REPUBLIKA.CO.ID, JAKARTA -- Sekjen PBB, Ban Ki Moon terkesan pilih kasih soal kasus hukuman mati yang dilakukandi Indonesia. Guru Besar Hukum Internasional UI, Hikmahanto Juwana pun angkat bicara soal ini.
Menurut dia, ada tiga pertanyaan besar untuk Ban Ki Moon.
Pertama, dimanakah suara Ban Ki Moon ketika Ruwiyati harus menjalani hukuman mati di Arab Saudi? Apakah karena Ruwiyati berkewarganegaraan Indonesia dan Indonesia bukan negara maju sehingga suara Ban Ki Moon absen?
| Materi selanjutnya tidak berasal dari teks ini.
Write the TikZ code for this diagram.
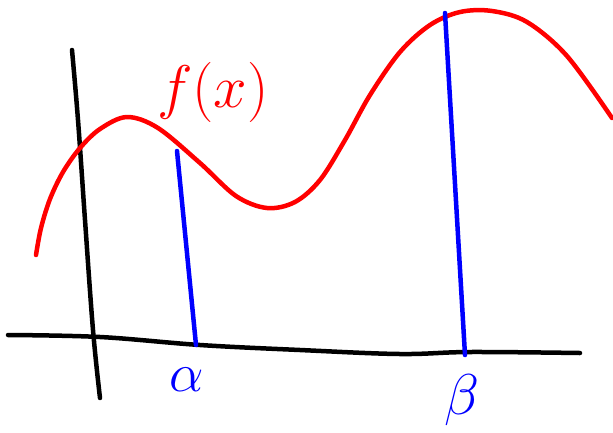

Kedua, tidakkah sadar Ban Ki Moon bahwa banyak orang mati karena ketergantungan narkoba? Kemanakan suara Ban Ki Moon terhadap korban? Mengapa Ban Ki Moon berempati terhadap pelaku tetapi tidak pada korban?
Ketiga, apakah Indonesia dianggap sebagai negara barbar karena melaksanakan hukuman mati? Karena menurut Ban Ki Moon PBB menentang hukuman mati.
Lalu bagaimana dengan AS yang di sejumlah negara bagian masih mengenal hukuman mati, juga Malaysia, Singapura dan Arab Saudi?
Apakah pernyataan Ban Ki Moon tidak tendensius dan merendahkan martabat dan kedaulatan Indonesia? Ataukah pernyataan ini dimunculkan karena ada desakan dari pemerintah Australia?
Tidakkah Ban Ki Moon sadar tindakannya dimanfaatkan oleh satu negara untuk menekan negara lain?
Pemerintah Indonesia, melalui Menlu wajib segera memprotes pernyataan Ban Ki Moon dan memastikan PBB tidak melakukan intervensi terhadap kedaulatan Indonesia. "PBB bukanlah pemerintahan dunia," tegas Hikmahanto dalam siaran persnya kepada Republika Online, Ahad (15/2).